**To be done:** Begin with the first line of the material and write out each line exactly, ending with the line that contains "left += np.array(vals)". Pictures are not part of the copy.

+++

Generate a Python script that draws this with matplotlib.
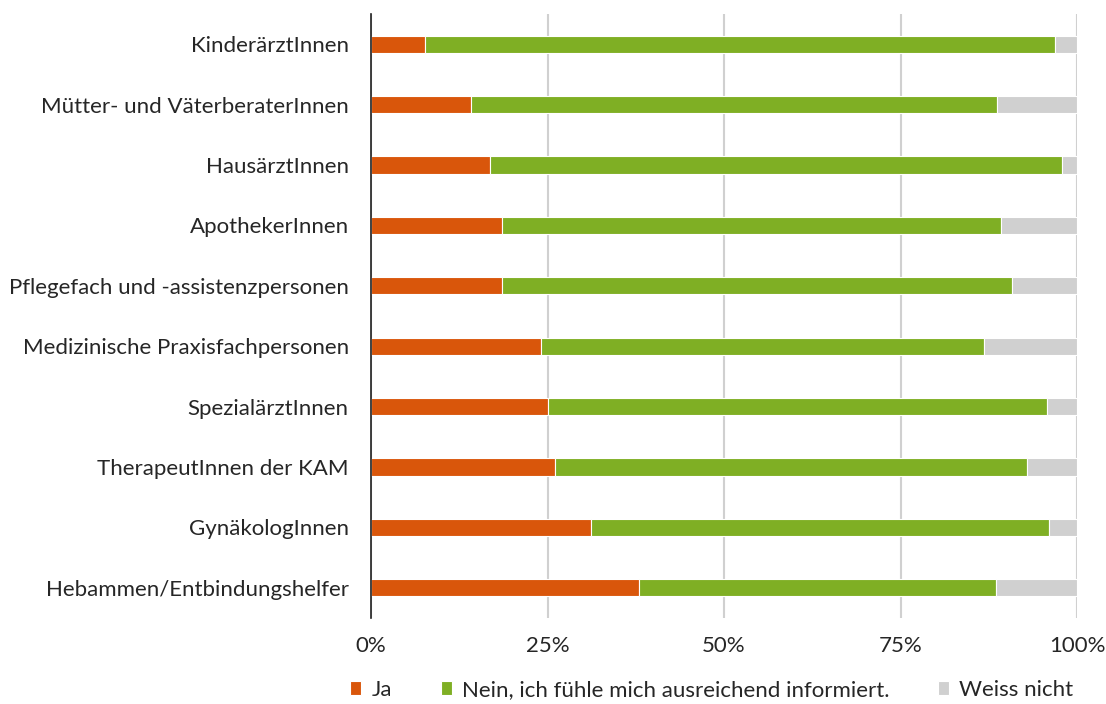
import matplotlib.pyplot as plt
import numpy as np

plt.rcParams["font.family"] = ["Lato", "DejaVu Sans"]
plt.rcParams["font.size"] = 16

categories = [
    "KinderärztInnen",
    "Mütter- und VäterberaterInnen",
    "HausärztInnen",
    "ApothekerInnen",
    "Pflegefach und -assistenzpersonen",
    "Medizinische Praxisfachpersonen",
    "SpezialärztInnen",
    "TherapeutInnen der KAM",
    "GynäkologInnen",
    "Hebammen/Entbindungshelfer",
]
ja = [7.6, 14.1, 16.9, 18.5, 18.6, 24.1, 25.0, 26.1, 31.2, 38.0]
nein = [89.3, 74.5, 81.0, 70.8, 72.2, 62.7, 70.7, 66.8, 64.9, 50.5]
weiss = [100 - a - b for a, b in zip(ja, nein)]

series_labels = ["Ja", "Nein, ich fühle mich ausreichend informiert.", "Weiss nicht"]
colors = ["#D9560B", "#7FAF24", "#D0D0D0"]
tick_vals = [0, 25, 50, 75, 100]
tick_labels = ["0%", "25%", "50%", "75%", "100%"]


def main():
    fig = plt.figure(figsize=(11.06, 7.04), dpi=100)
    ax = fig.add_axes([371 / 1106, 1 - 618 / 704, 706 / 1106, 604 / 704])

    y = np.arange(len(categories))
    left = np.zeros(len(categories))
    for vals, lab, col in zip([ja, nein, weiss], series_labels, colors):
        ax.barh(y, vals, left=left, height=0.285, color=col, label=lab,
                edgecolor="white", linewidth=0.8, zorder=3)
        left += np.array(vals)

    ax.set_ylim(len(categories) - 0.5, -0.5)
    ax.set_xlim(0, 100)
    ax.set_yticks(y)
    ax.set_yticklabels(categories, color="#262626")
    ax.set_xticks(tick_vals)
    ax.set_xticklabels(tick_labels, color="#262626")
    ax.tick_params(axis="both", length=0)
    ax.tick_params(axis="x", pad=13)
    ax.tick_params(axis="y", pad=16)
    ax.xaxis.grid(True, color="#D0D0D0", linewidth=1.5, zorder=0)
    for s in ["top", "right", "bottom"]:
        ax.spines[s].set_visible(False)
    ax.spines["left"].set_color("#202020")
    ax.spines["left"].set_linewidth(1.2)
    ax.spines["left"].set_zorder(4)

    fig.legend(loc="center", bbox_to_anchor=(712 / 1106, 1 - 690 / 704),
               ncol=3, frameon=False, handlelength=0.5, handleheight=0.6,
               handletextpad=0.45, columnspacing=2.2, labelcolor="#262626")
    fig.savefig("out.png", dpi=100)


if __name__ == "__main__":
    main()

+++

**Written solution:**
Generate a Python script that draws this with matplotlib.
import matplotlib.pyplot as plt
import numpy as np

plt.rcParams["font.family"] = ["Lato", "DejaVu Sans"]
plt.rcParams["font.size"] = 16

categories = [
    "KinderärztInnen",
    "Mütter- und VäterberaterInnen",
    "HausärztInnen",
    "ApothekerInnen",
    "Pflegefach und -assistenzpersonen",
    "Medizinische Praxisfachpersonen",
    "SpezialärztInnen",
    "TherapeutInnen der KAM",
    "GynäkologInnen",
    "Hebammen/Entbindungshelfer",
]
ja = [7.6, 14.1, 16.9, 18.5, 18.6, 24.1, 25.0, 26.1, 31.2, 38.0]
nein = [89.3, 74.5, 81.0, 70.8, 72.2, 62.7, 70.7, 66.8, 64.9, 50.5]
weiss = [100 - a - b for a, b in zip(ja, nein)]

series_labels = ["Ja", "Nein, ich fühle mich ausreichend informiert.", "Weiss nicht"]
colors = ["#D9560B", "#7FAF24", "#D0D0D0"]
tick_vals = [0, 25, 50, 75, 100]
tick_labels = ["0%", "25%", "50%", "75%", "100%"]


def main():
    fig = plt.figure(figsize=(11.06, 7.04), dpi=100)
    ax = fig.add_axes([371 / 1106, 1 - 618 / 704, 706 / 1106, 604 / 704])

    y = np.arange(len(categories))
    left = np.zeros(len(categories))
    for vals, lab, col in zip([ja, nein, weiss], series_labels, colors):
        ax.barh(y, vals, left=left, height=0.285, color=col, label=lab,
                edgecolor="white", linewidth=0.8, zorder=3)
        left += np.array(vals)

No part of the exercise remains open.